● **Job**
Take the material below and retype it in full; pictures are left out.

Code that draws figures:
════════

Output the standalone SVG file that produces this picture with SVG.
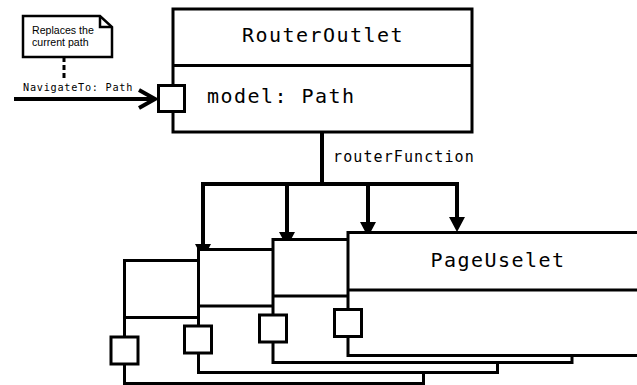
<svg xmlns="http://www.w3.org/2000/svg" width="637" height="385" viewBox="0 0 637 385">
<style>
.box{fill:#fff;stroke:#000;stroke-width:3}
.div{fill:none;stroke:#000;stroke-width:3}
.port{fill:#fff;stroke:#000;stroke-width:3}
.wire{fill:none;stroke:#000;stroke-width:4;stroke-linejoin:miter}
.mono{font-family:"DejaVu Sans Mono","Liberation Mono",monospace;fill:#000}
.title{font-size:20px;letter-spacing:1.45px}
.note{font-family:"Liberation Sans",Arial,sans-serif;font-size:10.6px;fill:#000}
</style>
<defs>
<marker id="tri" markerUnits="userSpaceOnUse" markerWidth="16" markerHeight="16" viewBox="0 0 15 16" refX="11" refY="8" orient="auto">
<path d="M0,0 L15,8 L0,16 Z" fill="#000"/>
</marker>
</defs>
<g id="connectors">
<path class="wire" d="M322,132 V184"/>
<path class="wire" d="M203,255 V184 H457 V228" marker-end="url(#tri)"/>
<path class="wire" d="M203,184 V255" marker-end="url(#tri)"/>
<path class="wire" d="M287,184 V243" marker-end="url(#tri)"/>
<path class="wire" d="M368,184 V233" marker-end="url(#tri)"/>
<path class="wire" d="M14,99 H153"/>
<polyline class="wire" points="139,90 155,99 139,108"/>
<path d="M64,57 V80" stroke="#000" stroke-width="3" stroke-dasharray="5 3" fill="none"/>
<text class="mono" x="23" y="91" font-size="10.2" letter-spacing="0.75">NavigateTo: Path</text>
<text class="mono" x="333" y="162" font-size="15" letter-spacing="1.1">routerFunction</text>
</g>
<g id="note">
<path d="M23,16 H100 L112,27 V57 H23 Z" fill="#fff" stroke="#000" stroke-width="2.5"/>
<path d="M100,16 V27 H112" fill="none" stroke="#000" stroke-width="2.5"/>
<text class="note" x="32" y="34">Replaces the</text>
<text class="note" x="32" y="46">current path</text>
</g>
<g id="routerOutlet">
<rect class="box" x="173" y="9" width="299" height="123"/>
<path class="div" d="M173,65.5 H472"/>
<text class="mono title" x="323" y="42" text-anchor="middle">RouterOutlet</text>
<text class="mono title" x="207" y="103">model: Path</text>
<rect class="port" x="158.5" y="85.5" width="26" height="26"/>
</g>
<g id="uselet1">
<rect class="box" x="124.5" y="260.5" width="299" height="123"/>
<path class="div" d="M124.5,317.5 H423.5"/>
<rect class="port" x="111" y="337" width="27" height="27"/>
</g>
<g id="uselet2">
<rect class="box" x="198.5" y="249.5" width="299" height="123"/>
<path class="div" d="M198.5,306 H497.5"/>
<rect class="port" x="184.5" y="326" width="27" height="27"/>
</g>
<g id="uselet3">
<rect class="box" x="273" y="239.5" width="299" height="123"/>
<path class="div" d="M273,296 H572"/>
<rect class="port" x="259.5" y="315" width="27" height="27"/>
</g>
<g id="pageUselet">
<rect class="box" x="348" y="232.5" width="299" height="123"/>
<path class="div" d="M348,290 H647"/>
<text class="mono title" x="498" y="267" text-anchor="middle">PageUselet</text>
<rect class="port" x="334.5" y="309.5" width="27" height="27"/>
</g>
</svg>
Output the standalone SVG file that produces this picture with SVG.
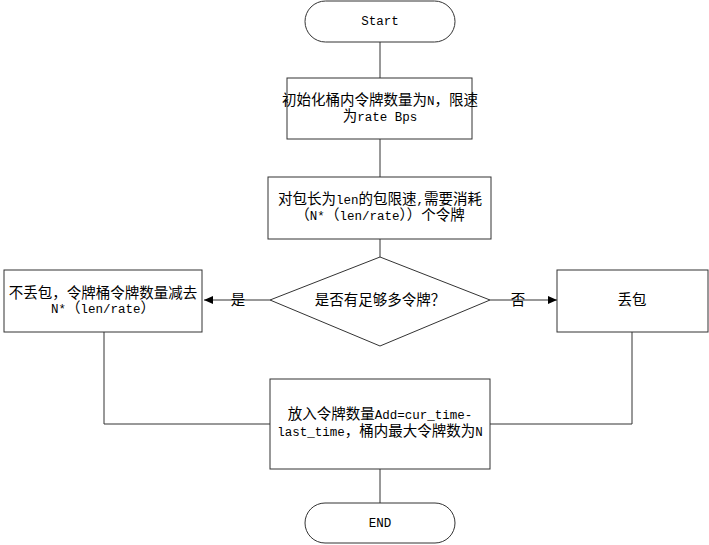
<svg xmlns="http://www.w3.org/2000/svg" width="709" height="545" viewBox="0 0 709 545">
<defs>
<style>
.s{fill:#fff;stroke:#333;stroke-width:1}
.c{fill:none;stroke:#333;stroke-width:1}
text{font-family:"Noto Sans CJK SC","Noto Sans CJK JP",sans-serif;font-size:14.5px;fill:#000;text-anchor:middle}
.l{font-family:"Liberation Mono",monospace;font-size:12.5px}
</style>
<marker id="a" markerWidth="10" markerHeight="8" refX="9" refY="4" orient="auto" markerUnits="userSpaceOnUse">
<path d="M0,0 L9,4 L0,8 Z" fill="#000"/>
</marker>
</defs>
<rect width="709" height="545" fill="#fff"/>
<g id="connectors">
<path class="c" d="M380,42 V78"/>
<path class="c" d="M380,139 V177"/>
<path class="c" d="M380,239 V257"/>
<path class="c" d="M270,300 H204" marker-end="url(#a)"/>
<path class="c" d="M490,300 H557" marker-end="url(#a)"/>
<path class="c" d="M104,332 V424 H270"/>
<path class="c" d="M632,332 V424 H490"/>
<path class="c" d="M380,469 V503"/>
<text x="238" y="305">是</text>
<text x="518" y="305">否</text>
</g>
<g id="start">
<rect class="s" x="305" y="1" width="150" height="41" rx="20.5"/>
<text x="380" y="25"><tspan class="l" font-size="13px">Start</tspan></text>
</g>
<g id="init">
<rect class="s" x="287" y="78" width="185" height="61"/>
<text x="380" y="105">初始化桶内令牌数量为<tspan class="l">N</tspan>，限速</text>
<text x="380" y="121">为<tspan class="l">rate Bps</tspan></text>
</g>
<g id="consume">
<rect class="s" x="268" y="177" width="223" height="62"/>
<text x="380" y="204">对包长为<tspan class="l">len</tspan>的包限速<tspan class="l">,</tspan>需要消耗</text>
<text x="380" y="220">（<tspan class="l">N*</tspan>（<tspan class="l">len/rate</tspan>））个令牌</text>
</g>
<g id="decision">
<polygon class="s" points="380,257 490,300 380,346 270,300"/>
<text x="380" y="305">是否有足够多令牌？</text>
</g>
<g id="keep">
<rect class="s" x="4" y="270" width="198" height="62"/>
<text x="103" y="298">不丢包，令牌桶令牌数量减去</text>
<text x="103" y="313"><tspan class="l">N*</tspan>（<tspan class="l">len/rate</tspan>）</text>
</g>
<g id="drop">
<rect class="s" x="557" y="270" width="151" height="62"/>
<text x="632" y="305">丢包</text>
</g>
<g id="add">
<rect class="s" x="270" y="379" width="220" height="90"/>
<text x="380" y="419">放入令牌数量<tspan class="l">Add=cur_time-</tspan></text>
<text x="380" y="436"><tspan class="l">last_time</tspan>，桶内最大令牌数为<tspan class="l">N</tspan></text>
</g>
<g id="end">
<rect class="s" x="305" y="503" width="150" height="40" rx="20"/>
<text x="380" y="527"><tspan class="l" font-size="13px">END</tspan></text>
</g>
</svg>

════════

● **Task response**
Output the standalone SVG file that produces this picture with SVG.
<svg xmlns="http://www.w3.org/2000/svg" width="637" height="385" viewBox="0 0 637 385">
<style>
.box{fill:#fff;stroke:#000;stroke-width:3}
.div{fill:none;stroke:#000;stroke-width:3}
.port{fill:#fff;stroke:#000;stroke-width:3}
.wire{fill:none;stroke:#000;stroke-width:4;stroke-linejoin:miter}
.mono{font-family:"DejaVu Sans Mono","Liberation Mono",monospace;fill:#000}
.title{font-size:20px;letter-spacing:1.45px}
.note{font-family:"Liberation Sans",Arial,sans-serif;font-size:10.6px;fill:#000}
</style>
<defs>
<marker id="tri" markerUnits="userSpaceOnUse" markerWidth="16" markerHeight="16" viewBox="0 0 15 16" refX="11" refY="8" orient="auto">
<path d="M0,0 L15,8 L0,16 Z" fill="#000"/>
</marker>
</defs>
<g id="connectors">
<path class="wire" d="M322,132 V184"/>
<path class="wire" d="M203,255 V184 H457 V228" marker-end="url(#tri)"/>
<path class="wire" d="M203,184 V255" marker-end="url(#tri)"/>
<path class="wire" d="M287,184 V243" marker-end="url(#tri)"/>
<path class="wire" d="M368,184 V233" marker-end="url(#tri)"/>
<path class="wire" d="M14,99 H153"/>
<polyline class="wire" points="139,90 155,99 139,108"/>
<path d="M64,57 V80" stroke="#000" stroke-width="3" stroke-dasharray="5 3" fill="none"/>
<text class="mono" x="23" y="91" font-size="10.2" letter-spacing="0.75">NavigateTo: Path</text>
<text class="mono" x="333" y="162" font-size="15" letter-spacing="1.1">routerFunction</text>
</g>
<g id="note">
<path d="M23,16 H100 L112,27 V57 H23 Z" fill="#fff" stroke="#000" stroke-width="2.5"/>
<path d="M100,16 V27 H112" fill="none" stroke="#000" stroke-width="2.5"/>
<text class="note" x="32" y="34">Replaces the</text>
<text class="note" x="32" y="46">current path</text>
</g>
<g id="routerOutlet">
<rect class="box" x="173" y="9" width="299" height="123"/>
<path class="div" d="M173,65.5 H472"/>
<text class="mono title" x="323" y="42" text-anchor="middle">RouterOutlet</text>
<text class="mono title" x="207" y="103">model: Path</text>
<rect class="port" x="158.5" y="85.5" width="26" height="26"/>
</g>
<g id="uselet1">
<rect class="box" x="124.5" y="260.5" width="299" height="123"/>
<path class="div" d="M124.5,317.5 H423.5"/>
<rect class="port" x="111" y="337" width="27" height="27"/>
</g>
<g id="uselet2">
<rect class="box" x="198.5" y="249.5" width="299" height="123"/>
<path class="div" d="M198.5,306 H497.5"/>
<rect class="port" x="184.5" y="326" width="27" height="27"/>
</g>
<g id="uselet3">
<rect class="box" x="273" y="239.5" width="299" height="123"/>
<path class="div" d="M273,296 H572"/>
<rect class="port" x="259.5" y="315" width="27" height="27"/>
</g>
<g id="pageUselet">
<rect class="box" x="348" y="232.5" width="299" height="123"/>
<path class="div" d="M348,290 H647"/>
<text class="mono title" x="498" y="267" text-anchor="middle">PageUselet</text>
<rect class="port" x="334.5" y="309.5" width="27" height="27"/>
</g>
</svg>
Output the standalone SVG file that produces this picture with SVG.
<svg xmlns="http://www.w3.org/2000/svg" width="709" height="545" viewBox="0 0 709 545">
<defs>
<style>
.s{fill:#fff;stroke:#333;stroke-width:1}
.c{fill:none;stroke:#333;stroke-width:1}
text{font-family:"Noto Sans CJK SC","Noto Sans CJK JP",sans-serif;font-size:14.5px;fill:#000;text-anchor:middle}
.l{font-family:"Liberation Mono",monospace;font-size:12.5px}
</style>
<marker id="a" markerWidth="10" markerHeight="8" refX="9" refY="4" orient="auto" markerUnits="userSpaceOnUse">
<path d="M0,0 L9,4 L0,8 Z" fill="#000"/>
</marker>
</defs>
<rect width="709" height="545" fill="#fff"/>
<g id="connectors">
<path class="c" d="M380,42 V78"/>
<path class="c" d="M380,139 V177"/>
<path class="c" d="M380,239 V257"/>
<path class="c" d="M270,300 H204" marker-end="url(#a)"/>
<path class="c" d="M490,300 H557" marker-end="url(#a)"/>
<path class="c" d="M104,332 V424 H270"/>
<path class="c" d="M632,332 V424 H490"/>
<path class="c" d="M380,469 V503"/>
<text x="238" y="305">是</text>
<text x="518" y="305">否</text>
</g>
<g id="start">
<rect class="s" x="305" y="1" width="150" height="41" rx="20.5"/>
<text x="380" y="25"><tspan class="l" font-size="13px">Start</tspan></text>
</g>
<g id="init">
<rect class="s" x="287" y="78" width="185" height="61"/>
<text x="380" y="105">初始化桶内令牌数量为<tspan class="l">N</tspan>，限速</text>
<text x="380" y="121">为<tspan class="l">rate Bps</tspan></text>
</g>
<g id="consume">
<rect class="s" x="268" y="177" width="223" height="62"/>
<text x="380" y="204">对包长为<tspan class="l">len</tspan>的包限速<tspan class="l">,</tspan>需要消耗</text>
<text x="380" y="220">（<tspan class="l">N*</tspan>（<tspan class="l">len/rate</tspan>））个令牌</text>
</g>
<g id="decision">
<polygon class="s" points="380,257 490,300 380,346 270,300"/>
<text x="380" y="305">是否有足够多令牌？</text>
</g>
<g id="keep">
<rect class="s" x="4" y="270" width="198" height="62"/>
<text x="103" y="298">不丢包，令牌桶令牌数量减去</text>
<text x="103" y="313"><tspan class="l">N*</tspan>（<tspan class="l">len/rate</tspan>）</text>
</g>
<g id="drop">
<rect class="s" x="557" y="270" width="151" height="62"/>
<text x="632" y="305">丢包</text>
</g>
<g id="add">
<rect class="s" x="270" y="379" width="220" height="90"/>
<text x="380" y="419">放入令牌数量<tspan class="l">Add=cur_time-</tspan></text>
<text x="380" y="436"><tspan class="l">last_time</tspan>，桶内最大令牌数为<tspan class="l">N</tspan></text>
</g>
<g id="end">
<rect class="s" x="305" y="503" width="150" height="40" rx="20"/>
<text x="380" y="527"><tspan class="l" font-size="13px">END</tspan></text>
</g>
</svg>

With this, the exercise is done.